Transcribe the material verbatim in full; the pictures do not belong in the copy.
-- START GIVEN MATERIAL --
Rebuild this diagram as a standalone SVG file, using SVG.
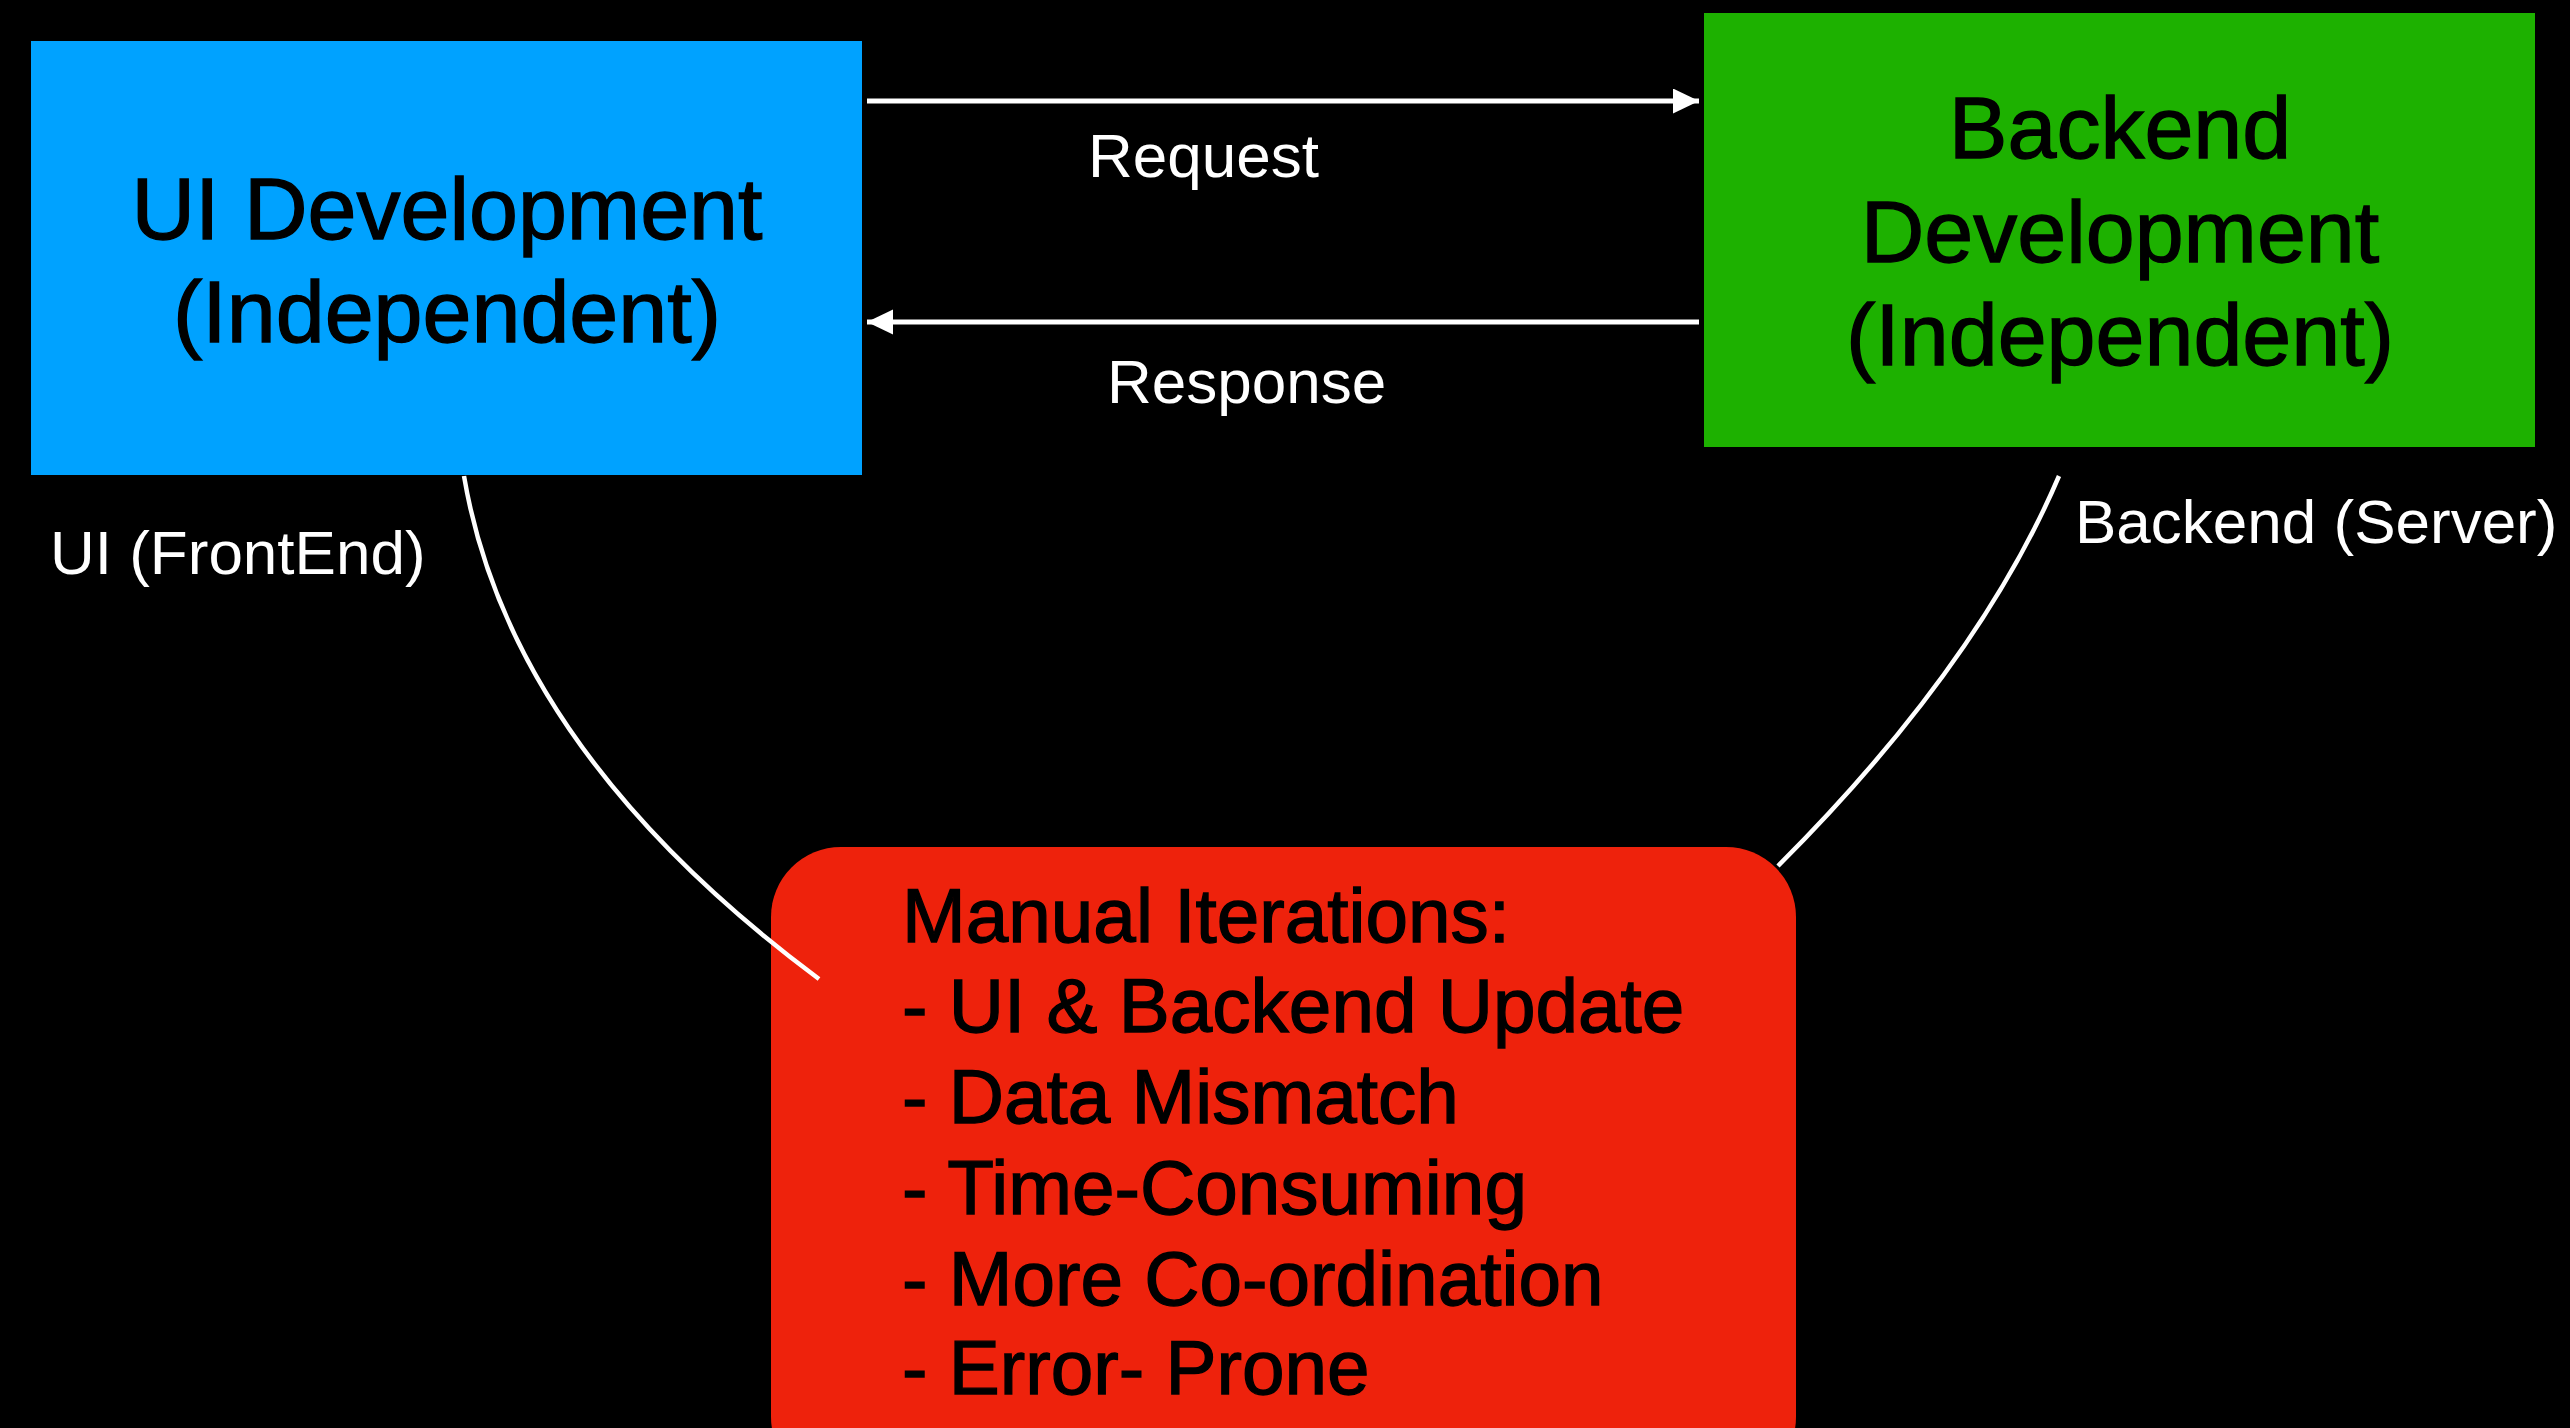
<svg xmlns="http://www.w3.org/2000/svg" width="2570" height="1428" viewBox="0 0 2570 1428">
  <style>
    .box-text { font-family: "Liberation Sans", Arial, sans-serif; font-size: 88px; fill: #000; stroke: #000; stroke-width: 1.3; text-anchor: middle; }
    .list-text { font-family: "Liberation Sans", Arial, sans-serif; font-size: 76.5px; fill: #000; stroke: #000; stroke-width: 1.3; }
    .label { font-family: "Liberation Sans", Arial, sans-serif; font-size: 62px; fill: #fff; }
    .conn { fill: none; stroke: #fff; stroke-width: 4.5; }
    .arrow { fill: none; stroke: #fff; stroke-width: 5; }
  </style>
  <defs>
    <marker id="head" markerUnits="userSpaceOnUse" markerWidth="26" markerHeight="26" refX="26" refY="12.5" orient="auto">
      <path d="M0,0 L26,12.5 L0,25 z" fill="#fff"/>
    </marker>
  </defs>
  <rect x="0" y="0" width="2570" height="1428" fill="#000"/>

  <g id="ui-development">
    <rect x="31" y="41" width="831" height="434" fill="#00A2FF"/>
    <text class="box-text" x="447" y="239">UI Development</text>
    <text class="box-text" x="447" y="342">(Independent)</text>
  </g>

  <g id="backend-development">
    <rect x="1704" y="13" width="831" height="434" fill="#1DB100"/>
    <text class="box-text" x="2120" y="158">Backend</text>
    <text class="box-text" x="2120" y="262">Development</text>
    <text class="box-text" x="2120" y="365">(Independent)</text>
  </g>

  <g id="manual-iterations">
    <rect x="771" y="847" width="1025" height="640" rx="70" ry="70" fill="#EE220C"/>
    <text class="list-text" x="902" y="942">Manual Iterations:</text>
    <text class="list-text" x="902" y="1032">- UI &amp; Backend Update</text>
    <text class="list-text" x="902" y="1123">- Data Mismatch</text>
    <text class="list-text" x="902" y="1214">- Time-Consuming</text>
    <text class="list-text" x="902" y="1305">- More Co-ordination</text>
    <text class="list-text" x="902" y="1394">- Error- Prone</text>
  </g>

  <g id="connectors">
    <line class="arrow" x1="867" y1="101" x2="1699" y2="101" marker-end="url(#head)"/>
    <line class="arrow" x1="1699" y1="322" x2="867" y2="322" marker-end="url(#head)"/>
    <path class="conn" d="M464,476 Q510,749 819,979"/>
    <path class="conn" d="M2059,476 Q1978,666 1778,866"/>
  </g>

  <g id="labels">
    <text class="label" x="1088" y="177">Request</text>
    <text class="label" x="1107" y="403">Response</text>
    <text class="label" x="50" y="574">UI (FrontEnd)</text>
    <text class="label" x="2075" y="543">Backend (Server)</text>
  </g>
</svg>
-- END GIVEN MATERIAL --
**REPLY TO THE TASK**
Rebuild this diagram as a standalone SVG file, using SVG.
<svg xmlns="http://www.w3.org/2000/svg" width="2570" height="1428" viewBox="0 0 2570 1428">
  <style>
    .box-text { font-family: "Liberation Sans", Arial, sans-serif; font-size: 88px; fill: #000; stroke: #000; stroke-width: 1.3; text-anchor: middle; }
    .list-text { font-family: "Liberation Sans", Arial, sans-serif; font-size: 76.5px; fill: #000; stroke: #000; stroke-width: 1.3; }
    .label { font-family: "Liberation Sans", Arial, sans-serif; font-size: 62px; fill: #fff; }
    .conn { fill: none; stroke: #fff; stroke-width: 4.5; }
    .arrow { fill: none; stroke: #fff; stroke-width: 5; }
  </style>
  <defs>
    <marker id="head" markerUnits="userSpaceOnUse" markerWidth="26" markerHeight="26" refX="26" refY="12.5" orient="auto">
      <path d="M0,0 L26,12.5 L0,25 z" fill="#fff"/>
    </marker>
  </defs>
  <rect x="0" y="0" width="2570" height="1428" fill="#000"/>

  <g id="ui-development">
    <rect x="31" y="41" width="831" height="434" fill="#00A2FF"/>
    <text class="box-text" x="447" y="239">UI Development</text>
    <text class="box-text" x="447" y="342">(Independent)</text>
  </g>

  <g id="backend-development">
    <rect x="1704" y="13" width="831" height="434" fill="#1DB100"/>
    <text class="box-text" x="2120" y="158">Backend</text>
    <text class="box-text" x="2120" y="262">Development</text>
    <text class="box-text" x="2120" y="365">(Independent)</text>
  </g>

  <g id="manual-iterations">
    <rect x="771" y="847" width="1025" height="640" rx="70" ry="70" fill="#EE220C"/>
    <text class="list-text" x="902" y="942">Manual Iterations:</text>
    <text class="list-text" x="902" y="1032">- UI &amp; Backend Update</text>
    <text class="list-text" x="902" y="1123">- Data Mismatch</text>
    <text class="list-text" x="902" y="1214">- Time-Consuming</text>
    <text class="list-text" x="902" y="1305">- More Co-ordination</text>
    <text class="list-text" x="902" y="1394">- Error- Prone</text>
  </g>

  <g id="connectors">
    <line class="arrow" x1="867" y1="101" x2="1699" y2="101" marker-end="url(#head)"/>
    <line class="arrow" x1="1699" y1="322" x2="867" y2="322" marker-end="url(#head)"/>
    <path class="conn" d="M464,476 Q510,749 819,979"/>
    <path class="conn" d="M2059,476 Q1978,666 1778,866"/>
  </g>

  <g id="labels">
    <text class="label" x="1088" y="177">Request</text>
    <text class="label" x="1107" y="403">Response</text>
    <text class="label" x="50" y="574">UI (FrontEnd)</text>
    <text class="label" x="2075" y="543">Backend (Server)</text>
  </g>
</svg>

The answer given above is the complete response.